Decommissioning Britain's growing radioactive waste mountain is likely to cost the taxpayer £12bn more than previous highest estimates, raising fresh questions about the expense of the new generation of nuclear power stations.

Environmental campaigners and Tory MPs said the costs of decommissioning – likely to reach £73bn - were now "out of control". They called for an urgent clean-up at the Sellafield recycling plant in Cumbria after the report by the public spending watchdog, the National Audit Office (NAO).

The NAO reported that decommissioning costs for the existing 19 nuclear plants had risen by 18 per cent – about £11.7bn between 2005 and 2007 – and are expected to reach £73bn but could go higher.

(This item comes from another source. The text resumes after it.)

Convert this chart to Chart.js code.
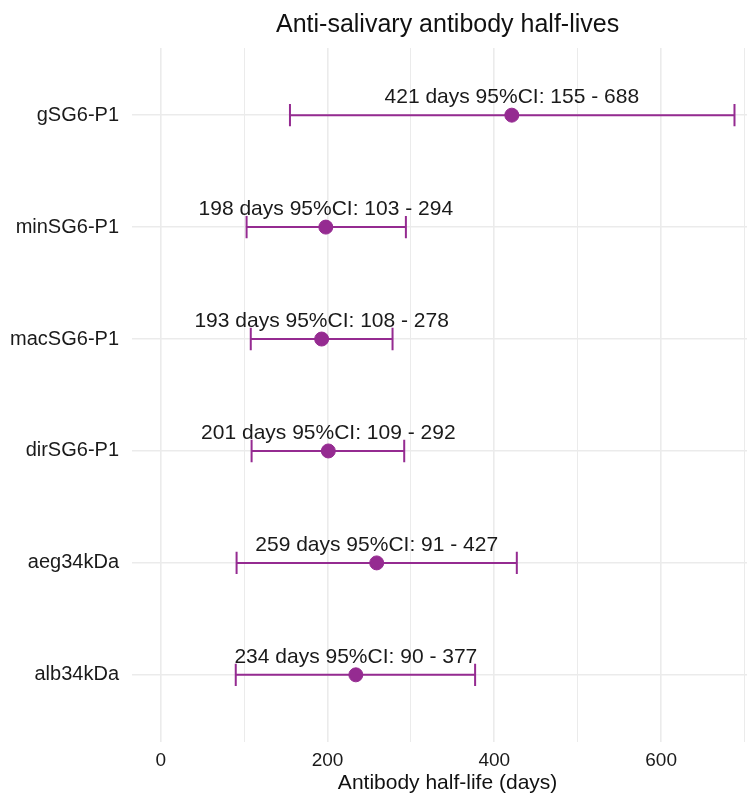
<!DOCTYPE html>
<html>
<head>
<meta charset="utf-8">
<script src="https://cdn.jsdelivr.net/npm/chart.js@4/dist/chart.umd.min.js"></script>
<style>
  html, body { margin: 0; padding: 0; background: #fff; }
  #wrap { width: 755px; height: 793px; }
</style>
</head>
<body>
<div id="wrap"><canvas id="c"></canvas></div>
<script>
const antigens = ['gSG6-P1', 'minSG6-P1', 'macSG6-P1', 'dirSG6-P1', 'aeg34kDa', 'alb34kDa'];
const halfLife = [421, 198, 193, 201, 259, 234];
const ciLow = [155, 103, 108, 109, 91, 90];
const ciHigh = [688, 294, 278, 292, 427, 377];
const xTicks = [0, 200, 400, 600];
const chartTitle = 'Anti-salivary antibody half-lives';
const xTitle = 'Antibody half-life (days)';

const purple = '#952b91';
const font = 'Liberation Sans, Arial, sans-serif';

// the original panel ran past the right edge (ggplot limits -34.4..722.4), titles centre on it
const panelMid = (-34.4 + 722.4) / 2;

// error bars + text labels, positioned through the chart scales
const errorBars = {
  id: 'errorBars',
  beforeDatasetsDraw(chart) {
    const { ctx, scales: { x, y } } = chart;
    ctx.save();
    ctx.strokeStyle = purple;
    ctx.lineWidth = 2;
    antigens.forEach((name, i) => {
      const py = y.getPixelForValue(i);
      const x0 = x.getPixelForValue(ciLow[i]);
      const x1 = x.getPixelForValue(ciHigh[i]);
      const cap = Math.abs(y.getPixelForValue(0.1) - y.getPixelForValue(0));
      ctx.beginPath();
      ctx.moveTo(x0, py); ctx.lineTo(x1, py);
      ctx.moveTo(x0, py - cap); ctx.lineTo(x0, py + cap);
      ctx.moveTo(x1, py - cap); ctx.lineTo(x1, py + cap);
      ctx.stroke();
    });
    ctx.restore();
  },
  afterDatasetsDraw(chart) {
    const { ctx, scales: { x, y } } = chart;
    ctx.save();
    ctx.fillStyle = '#1a1a1a';
    ctx.font = '21px ' + font;
    ctx.textAlign = 'center';
    ctx.textBaseline = 'alphabetic';
    antigens.forEach((name, i) => {
      const label = halfLife[i] + ' days 95%CI: ' + ciLow[i] + ' - ' + ciHigh[i];
      ctx.fillText(label, x.getPixelForValue(halfLife[i]), y.getPixelForValue(i) - 12);
    });
    const mid = x.getPixelForValue(panelMid);
    ctx.fillStyle = '#111';
    ctx.fillText(xTitle, mid, 789);
    ctx.font = '25px ' + font;
    ctx.fillText(chartTitle, mid, 32);
    ctx.restore();
  }
};

new Chart(document.getElementById('c'), {
  type: 'scatter',
  data: {
    datasets: [{
      data: antigens.map((a, i) => ({ x: halfLife[i], y: i })),
      backgroundColor: purple,
      borderColor: purple,
      pointRadius: 7,
      pointHoverRadius: 7,
    }]
  },
  options: {
    responsive: true,
    maintainAspectRatio: false,
    animation: false,
    events: [],
    layout: { padding: { top: 48, left: 0, right: 0, bottom: 0 } },
    plugins: {
      legend: { display: false },
      tooltip: { enabled: false },
      title: { display: false },
    },
    scales: {
      x: {
        type: 'linear',
        min: -34.4,
        max: 703,
        border: { display: false },
        grid: {
          color: '#ebebeb',
          lineWidth: ctx => (ctx.tick && ctx.tick.value % 200 === 0 ? 1.6 : 1),
          drawTicks: false,
        },
        afterBuildTicks: axis => {
          axis.ticks = [0, 100, 200, 300, 400, 500, 600, 700].map(v => ({ value: v }));
        },
        ticks: {
          color: '#1a1a1a',
          padding: 7,
          font: { family: font, size: 19 },
          callback: v => (xTicks.includes(v) ? String(v) : ''),
        },
        title: { display: false },
        afterFit: axis => { axis.height = 51; },
      },
      y: {
        type: 'linear',
        reverse: true,
        min: -0.6,
        max: 5.6,
        border: { display: false },
        grid: { color: '#ebebeb', lineWidth: 1.6, drawTicks: false },
        afterBuildTicks: axis => {
          axis.ticks = antigens.map((a, i) => ({ value: i }));
        },
        ticks: {
          color: '#1a1a1a',
          padding: 13,
          font: { family: font, size: 20 },
          callback: v => antigens[v],
        },
        afterFit: axis => { axis.width = 132; },
      },
    },
  },
  plugins: [errorBars],
});
</script>
</body>
</html>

Part of the reason for the rise is that previous plans failed to include the cost of cleaning up the ponds and silos at Sellafield, and the method of decommissioning was changed from manual to remotely operated work to reduce risks to staff.

"Today's report reveals the staggering cost of trying to safeguard Britain's growing mountain of radioactive waste," said Neil Crumpton, a Friends of the Earth campaigner. "And it's the taxpayer who will have to foot the bill. We can meet our energy needs and combat climate change without building new reactors.

"The Government should invest in clean safe renewable power, energy efficiency and low-carbon technology, rather than adding to a nuclear legacy that we still don't know what to do with."

The Government is still pondering the best way to store future waste but has been advised that deep storage under the sea is probably the safest method. The cost of building new storage facilities is not included in the latest estimates.

Edward Leigh, the Tory chairman of the Public Accounts Committee, which will investigate the figures, said: "It is particularly worrying that cost estimates for work about to begin are still on the rise." He warned that the taxpayer was facing higher costs because of the "start and stop" nature of the work at some of the sites.

A member of his committee, the Tory MP Richard Bacon, said the cost of cleaning up the UK's first nuclear reactors was "running out of control". He said problems encountered in cleaning up the Sellafield recycling plant were proving "toxic" for the decommissioning authority's finances, disrupting work at other sites and creating additional costs for the taxpayer. He added: "The authority needs to reduce the pressure the work at Sellafield is putting on its operations by cleaning up Sellafield as a matter of priority".

The authority said the increase in costs partly reflected "a more complete assessment of the range of work that needs to be taken forward, including the action necessary to address hazards at some of the legacy facilities at Sellafield.

"Our analysis of the plans also indicates, however, that cost estimates on work expected to be undertaken in the near to medium-term, which might be expected to have stabilised by now, have risen significantly. Between 2005 and 2007, the estimate of likely costs for the first five year period covered by those plans in a consistent manner – April 2008 to March 2013 – rose by 41 per cent."

A growing proportion of the UK's nuclear facilities have reached, or are nearing, the end of their operational life. By December 2007, 14 facilities had shut down and were in the process of being decommissioned, which included cleaning up the sites.

The Prime Minister has made it clear that he wants to go ahead with new nuclear power stations to reduce Britain's reliance on Middle East oil and to reduce the country's carbon emissions.